By Staff -- Purchasing, 2/8/2001

Solvay S.A., the international pharmaceutical and chemical group headquartered in Brussels, Belgium, recently forged an agreement with British Petroleum (BP), based in the U.K., which would result in a strengthened global position for each company in its respective core polymer markets.

The agreement would essentially transfer Solvay's polypropylene (PP) business to BP, and Solvay would receive BP's engineering polymers business. In addition, it provides for two joint ventures to manufacture high-density polyethylene ( HDPE ) in Europe, North America and South America.

For the U.S. joint venture, Solvay would own 51% of the combined HDPE business, while BP would own the remaining 49%. The second JV, covering Europe and one small facility in Brazil, would be owned equally. Also, BP's shares in its existing HDPE joint ventures in Indonesia, Malaysia and the Philippines will not be contributed, according to a source at Solvay.

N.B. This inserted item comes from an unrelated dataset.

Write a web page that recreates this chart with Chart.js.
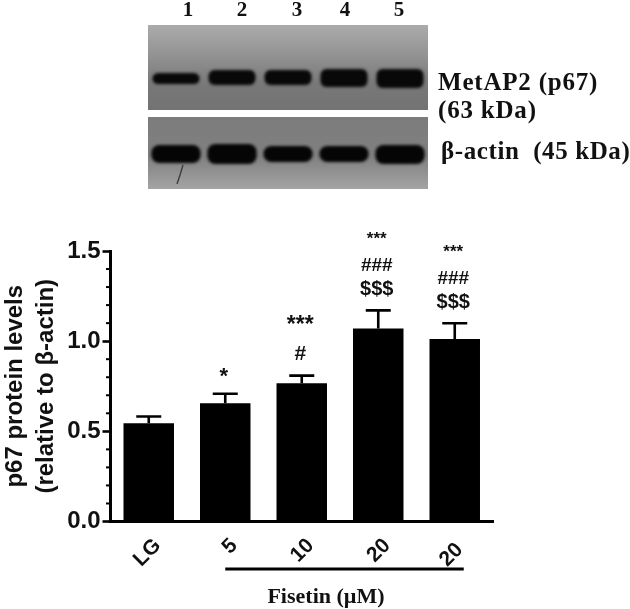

"From our point of view, the agreement would double our sales of engineering polymers (to approximately 700 million euros, giving us a leadership position in this innovative, high-growth market," says Martial Tardy, corporate press representative at Solvay.

When completed, the deal would create the third-largest player in the worldwide high-density polyethylene market (HDPE), and the largest player in Europe. Previously, Solvay ranked fifth worldwide and BP ranked eleventh in the HDPE market, according to Solvay. Combined annual production capacity is estimated at 2.2 million tons.

"As for polypropylene (PP), we're exiting a market in which we were not big enough to compete effectively," Tardy says. As a result, Solvay will turn over its PP business, valued at 500 million euro/yr, and with a total capacity of about 780,000 tons/yr.

The deal offers the companies a win-win solution to aligning their operations to maximize growth. Along with the advantages of the deal to Solvay's operations, BP will benefit from its re-emergence in the U.S. HDPE market. Some years ago, the company exited the market due to a weak position caused by insufficient scale.

"Now BP is re-entering the market under optimal conditions," says Solvay's Tardy. "The company is now a global petrochemical company with access to hydrocarbons around the world and a strong position in the olefins wedge," Tardy says. "Through these ventures, Solvay can access global feedstocks and markets that will allow the JVs to grow faster and more efficiently than either company could on a standalone basis," he says. "Also, ethylene supply at competitive prices in Europe and the U.S. is one of Solvay's motivations for this venture," Tardy says.

The agreement must clear both companies' due diligence and approval from regulatory bodies, both in Europe and in the U.S. Its completion is anticipated by June 2001. The issue of choosing a corporate headquarters for the JVs will be decided over the coming months.